As leituras são múltiplas e as pessoas têm o direito de as ler. O que interessa é que as pessoas percebam que a dança não é só entretenimento e que tem este lado de arte, este lado de linguagem vanguardista. No fundo, se é preciso mudar, tem que haver uma companhia dança contemporânea que puxe por isso. Não é só divertir as pessoas, isso é o que as pessoas gostam, mas nós tornámos o trabalho, essa interpretação, mais difícil. Mas tem que ser, temos de evoluir.
Na Companhia de Dança Contemporânea de Angola, o trabalho não se cinge só às peças que apresentam em palco, há, paralelamente, um trabalho junto da comunidade.
Sim, nós fazemos programas, workshops, aulas abertas, enfim, organizamos encontros e conversas com as pessoas.
Realmente, nós gostaríamos de ter uma relação mais próxima, muito mais próxima com a comunidade, mas a Companhia de Dança Contemporânea, como eu te disse, tem muitas dificuldades para se manter, para se movimentar e para estar.
A equipa é muito pequena, nós somos muito poucos. Tu sabes que o trabalho profissional de bailarino é o dia inteiro. Começa por fazer uma aula de uma hora e meia e depois seguem-se ensaios e trabalho de criação etc. A professora sou eu, depois tenho mais dois professores, um deles é um dos bailarinos e temos outro professor, mas, muitas vezes, não temos espaço próprio.
Neste momento, por exemplo, estamos à procura, outra vez, de um espaço. Dificulta não haver uma sede, um sítio onde nós possamos organizar e haja permanentemente atividades a decorrer. Em realidade, nós não temos tanto esta possibilidade, mas, sempre que é possível, nós fazemos. Os espetáculos, realmente, são o grande espaço para as pessoas virem dialogar, ainda que em silêncio, com o nosso trabalho.

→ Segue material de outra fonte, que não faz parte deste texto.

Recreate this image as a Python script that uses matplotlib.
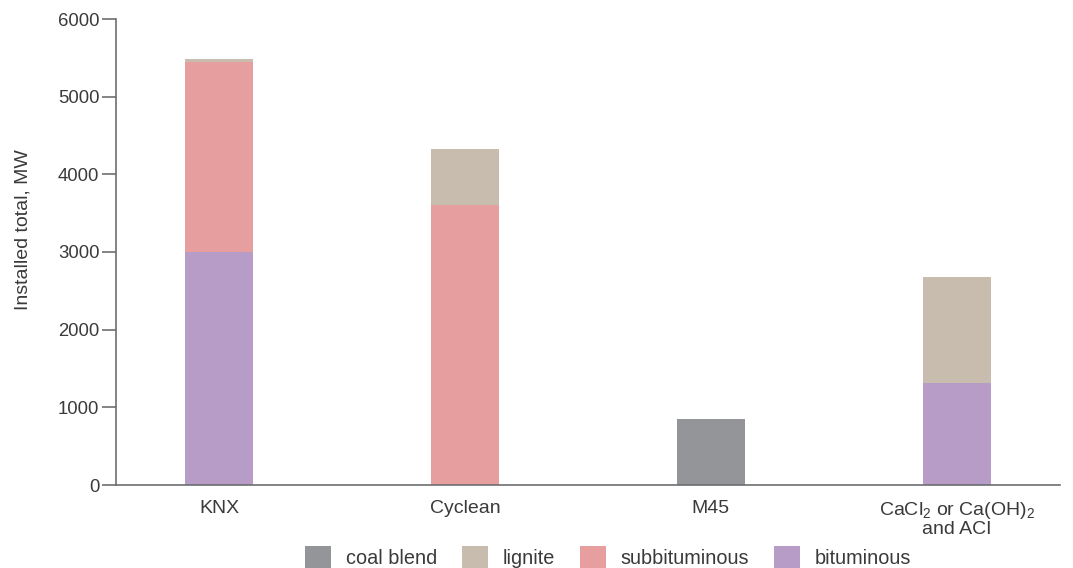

A companhia faz brevemente 34 anos de actividade. Olhando para trás, qual é o balanço que faz e o que é que gostava de alcançar no futuro?
Eu estou contente com o trabalho da companhia, destes 34 anos desde a sua fundação. Nós já tivemos várias gerações de bailarinos, nós formamos os nossos bailarinos e temos muita pena quando algum sai, mas eu acho que o trabalho é positivo. Em realidade, se hoje se fala em dança profissional em Angola, se hoje se fala em dança contemporânea, independentemente do que as pessoas saibam que isso representa, deve-se realmente à nossa companhia.
Portanto, o trabalho foi muito positivo, nós fazemos muitas actividades com o pouco que temos. Gostaríamos de ter feito mais, sim. Por exemplo, a Companhia tem um projecto paralelo, que é uma oficina de artes, um centro de formação não convencional, mas ter uma coisa mais prática, etc. Nós nunca conseguimos realmente pôr a funcionar essa oficina, a não ser a preparação de estagiários para ingressarem como profissionais e residentes na companhia. Gostaríamos de ter aulas, não aquele formato de aulinhas para os meninos fazerem balletzinho e ficarem as mães e os pais todos contentes e pagarem esse dinheiro, mas realmente um trabalho com outro tipo de populações. Que possam depois vir a ser ou futuros profissionais ou pelo menos um público.
Porque só faz sentido uma Companhia existir se houver um público, não é? E temos que ser nós, realmente, a formá-lo, porque o ensino não prepara as pessoas e também não existe nenhum plano de educação artística alargado para a população. Portanto, nós temos que fazer todo esse trabalho. Eu sinto-me muito contente, sei que poderia ter feito mais, mas não poderia com os meios de que disponho.